### EXERCISE GOAL
Write out the listing, please, but only from its first line through the line containing "minimum width=165pt] (k3)", exactly as given and without pictures.

Records with drawing code:
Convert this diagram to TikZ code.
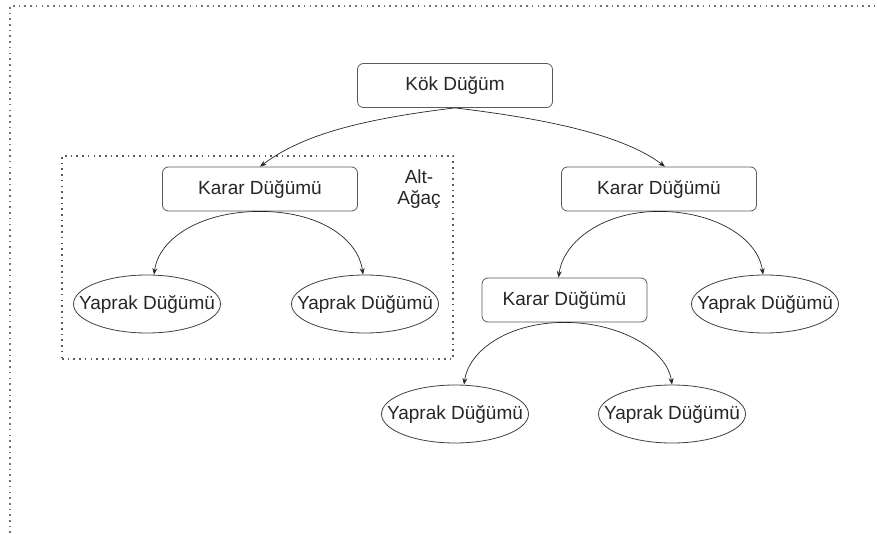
\documentclass[tikz,border=0pt]{standalone}
\usepackage{fontspec}
\setmainfont{Liberation Sans}
\usetikzlibrary{shapes.geometric,arrows.meta}

\tikzset{
  txt/.style={text=black!85, font=\fontsize{19}{21}\selectfont},
  decision/.style={txt, draw=black!65, line width=0.8pt, rounded corners=6pt,
    minimum width=195pt, minimum height=44pt, inner sep=0pt, fill=white},
  leafnode/.style={txt, ellipse, draw=black!75, line width=0.8pt,
    minimum width=147pt, minimum height=58pt, inner sep=0pt, fill=white},
  link/.style={draw=black!85, line width=0.7pt, -{Stealth[length=6.5pt,width=5pt]}},
  dotframe/.style={draw=black!55, line width=1.4pt, line cap=butt,
    dash pattern=on 1.6pt off 4.1pt}
}
% leaf label of zero width, so the ellipse keeps its own size
\newcommand\leaflabel[1]{\makebox[0pt]{#1}}

\begin{document}
\begin{tikzpicture}[x=1pt,y=1pt]
  \useasboundingbox (0,0) rectangle (877,533);

  % outer frame (only its top and left edges fall inside the page)
  \draw[dotframe] (10,0) -- (10,527) -- (877,527);

  % sub-tree frame
  \node[dotframe, draw=black!65, minimum width=391pt, minimum height=203pt,
        inner sep=0pt] (sub) at (257.5,275.5) {};
  \node[txt, align=center] (alt) at (419,344) {Alt-\\Ağaç};

  % nodes
  \node[decision] (root) at (455,447.5) {Kök Düğüm};
  \node[decision] (k1) at (260,344) {Karar Düğümü};
  \node[decision] (k2) at (659,344) {Karar Düğümü};
  \node[decision, minimum width=165pt] (k3) at (564.5,233) {Karar Düğümü};

  \node[leafnode] (y1) at (147,229) {\leaflabel{Yaprak Düğümü}};
  \node[leafnode] (y2) at (365,229) {\leaflabel{Yaprak Düğümü}};
  \node[leafnode] (y3) at (765,229) {\leaflabel{Yaprak Düğümü}};
  \node[leafnode] (y4) at (455,119) {\leaflabel{Yaprak Düğümü}};
  \node[leafnode] (y5) at (672,119) {\leaflabel{Yaprak Düğümü}};

  % curved connectors
  \draw[link] (root.south) .. controls +(-100,-12) and +(40,30) .. (k1.north);
  \draw[link] (root.south) .. controls +(100,-12) and +(-40,30) .. ([xshift=6pt]k2.north);

  \draw[link] (k1.south) .. controls +(-58,0) and +(5,37) .. ([xshift=7pt]y1.north);
  \draw[link] (k1.south) .. controls +(58,0) and +(-5,37) .. ([xshift=-2pt]y2.north);

  \draw[link] (k2.south) .. controls +(-55,0) and +(5,37) .. ([xshift=-6pt]k3.north);
  \draw[link] (k2.south) .. controls +(55,0) and +(-5,37) .. ([xshift=-2pt]y3.north);

  \draw[link] (k3.south) .. controls +(-55,0) and +(5,35) .. ([xshift=9pt]y4.north);
  \draw[link] (k3.south) .. controls +(55,0) and +(-5,35) .. (y5.north);
\end{tikzpicture}
\end{document}
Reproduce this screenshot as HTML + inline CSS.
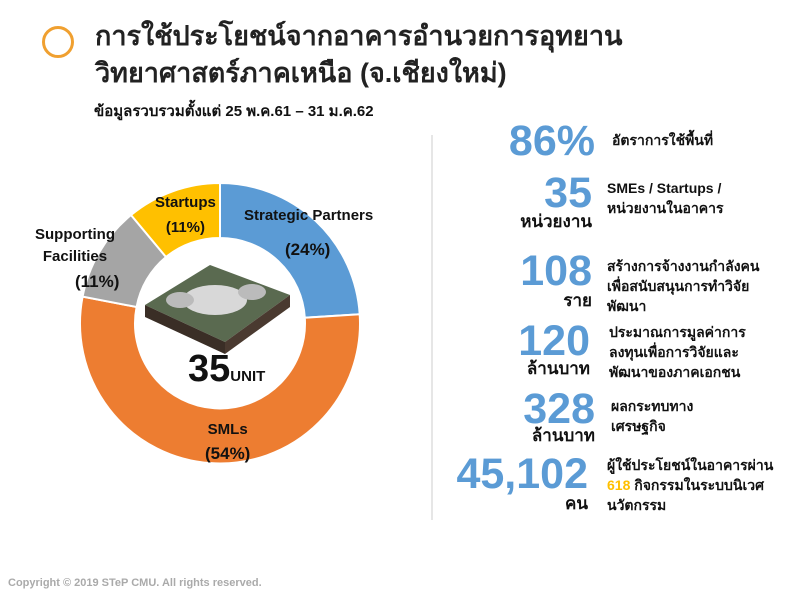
<!DOCTYPE html>
<html><head><meta charset="utf-8"><style>
body{margin:0;width:800px;height:594px;background:#fff;position:relative;overflow:hidden;font-family:"Liberation Sans","DejaVu Sans","Noto Sans CJK SC",sans-serif;font-weight:bold;color:#111}
.a{position:absolute;white-space:nowrap}
.n{color:#5b9bd5;font-size:43px;text-align:right;line-height:42px}
.u{font-size:17px;text-align:right}
.t{font-size:14px;line-height:20px}
</style></head><body>
<div class="a" style="left:42px;top:26px;width:26px;height:26px;border:3px solid #f0a030;border-radius:50%"></div>
<div class="a" style="left:95px;top:18px;font-size:27px;line-height:37px;color:#222">การใช้ประโยชน์จากอาคารอำนวยการอุทยาน<br>วิทยาศาสตร์ภาคเหนือ (จ.เชียงใหม่)</div>
<div class="a" style="left:94px;top:99px;font-size:15px">ข้อมูลรวบรวมตั้งแต่ 25 พ.ค.61 – 31 ม.ค.62</div>
<svg class="a" style="left:0;top:0" width="800" height="594">
<path d="M220,183 A140,140 0 0 1 359.7,314.3 L304.8,317.7 A85,85 0 0 0 220,238 Z" fill="#5b9bd5" stroke="#fff" stroke-width="2"/>
<path d="M359.7,314.3 A140,140 0 1 1 82.6,296.6 L136.6,307.0 A85,85 0 1 0 304.8,317.7 Z" fill="#ed7d31" stroke="#fff" stroke-width="2"/>
<path d="M82.6,296.6 A140,140 0 0 1 131,215 L166,257 A85,85 0 0 0 136.6,307.0 Z" fill="#a5a5a5" stroke="#fff" stroke-width="2"/>
<path d="M131,215 A140,140 0 0 1 220,183 L220,238 A85,85 0 0 0 166,257 Z" fill="#ffc000" stroke="#fff" stroke-width="2"/>
<polygon points="145,305 210,265 290,295 225,342" fill="#5a6a50"/>
<polygon points="145,305 225,342 225,354 145,317" fill="#3a2e26"/>
<polygon points="225,342 290,295 290,307 225,354" fill="#4a3a30"/>
<ellipse cx="215" cy="300" rx="32" ry="15" fill="#d8d8d8"/>
<ellipse cx="180" cy="300" rx="14" ry="8" fill="#bbb"/>
<ellipse cx="252" cy="292" rx="14" ry="8" fill="#bbb"/>
<line x1="432" y1="135" x2="432" y2="520" stroke="#ccc" stroke-width="1"/>
</svg>
<div class="a" style="left:155px;top:190px;font-size:15px;text-align:center;line-height:25px">Startups<br>(11%)</div>
<div class="a" style="left:244px;top:207px;font-size:15px">Strategic Partners</div>
<div class="a" style="left:285px;top:240px;font-size:17px">(24%)</div>
<div class="a" style="left:35px;top:224px;font-size:15px;text-align:center;line-height:22px">Supporting<br>Facilities</div>
<div class="a" style="left:75px;top:272px;font-size:17px">(11%)</div>
<div class="a" style="left:188px;top:348px;font-size:38px">35<span style="font-size:15px">UNIT</span></div>
<div class="a" style="left:205px;top:418px;font-size:15px;text-align:center;line-height:24px">SMLs<br><span style="font-size:17px">(54%)</span></div>

<div class="a n" style="right:205px;top:120px">86%</div>
<div class="a t" style="left:612px;top:130px">อัตราการใช้พื้นที่</div>
<div class="a n" style="right:208px;top:172px">35</div>
<div class="a u" style="right:208px;top:208px">หน่วยงาน</div>
<div class="a t" style="left:607px;top:178px">SMEs / Startups /<br>หน่วยงานในอาคาร</div>
<div class="a n" style="right:208px;top:250px">108</div>
<div class="a u" style="right:208px;top:287px">ราย</div>
<div class="a t" style="left:607px;top:256px">สร้างการจ้างงานกำลังคน<br>เพื่อสนับสนุนการทำวิจัย<br>พัฒนา</div>
<div class="a n" style="right:210px;top:320px">120</div>
<div class="a u" style="right:210px;top:355px">ล้านบาท</div>
<div class="a t" style="left:609px;top:322px">ประมาณการมูลค่าการ<br>ลงทุนเพื่อการวิจัยและ<br>พัฒนาของภาคเอกชน</div>
<div class="a n" style="right:205px;top:388px">328</div>
<div class="a u" style="right:205px;top:422px">ล้านบาท</div>
<div class="a t" style="left:611px;top:396px">ผลกระทบทาง<br>เศรษฐกิจ</div>
<div class="a n" style="right:212px;top:453px">45,102</div>
<div class="a u" style="right:212px;top:490px">คน</div>
<div class="a t" style="left:607px;top:455px">ผู้ใช้ประโยชน์ในอาคารผ่าน<br><span style="color:#ffc000">618</span> กิจกรรมในระบบนิเวศ<br>นวัตกรรม</div>
<div class="a" style="left:8px;top:577px;font-size:11px;color:#aaa">Copyright © 2019 STeP CMU. All rights reserved.</div>
</body></html>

### WRITTEN RESPONSE
Convert this diagram to TikZ code.
\documentclass[tikz,border=0pt]{standalone}
\usepackage{fontspec}
\setmainfont{Liberation Sans}
\usetikzlibrary{shapes.geometric,arrows.meta}

\tikzset{
  txt/.style={text=black!85, font=\fontsize{19}{21}\selectfont},
  decision/.style={txt, draw=black!65, line width=0.8pt, rounded corners=6pt,
    minimum width=195pt, minimum height=44pt, inner sep=0pt, fill=white},
  leafnode/.style={txt, ellipse, draw=black!75, line width=0.8pt,
    minimum width=147pt, minimum height=58pt, inner sep=0pt, fill=white},
  link/.style={draw=black!85, line width=0.7pt, -{Stealth[length=6.5pt,width=5pt]}},
  dotframe/.style={draw=black!55, line width=1.4pt, line cap=butt,
    dash pattern=on 1.6pt off 4.1pt}
}
% leaf label of zero width, so the ellipse keeps its own size
\newcommand\leaflabel[1]{\makebox[0pt]{#1}}

\begin{document}
\begin{tikzpicture}[x=1pt,y=1pt]
  \useasboundingbox (0,0) rectangle (877,533);

  % outer frame (only its top and left edges fall inside the page)
  \draw[dotframe] (10,0) -- (10,527) -- (877,527);

  % sub-tree frame
  \node[dotframe, draw=black!65, minimum width=391pt, minimum height=203pt,
        inner sep=0pt] (sub) at (257.5,275.5) {};
  \node[txt, align=center] (alt) at (419,344) {Alt-\\Ağaç};

  % nodes
  \node[decision] (root) at (455,447.5) {Kök Düğüm};
  \node[decision] (k1) at (260,344) {Karar Düğümü};
  \node[decision] (k2) at (659,344) {Karar Düğümü};
  \node[decision, minimum width=165pt] (k3) at (564.5,233) {Karar Düğümü};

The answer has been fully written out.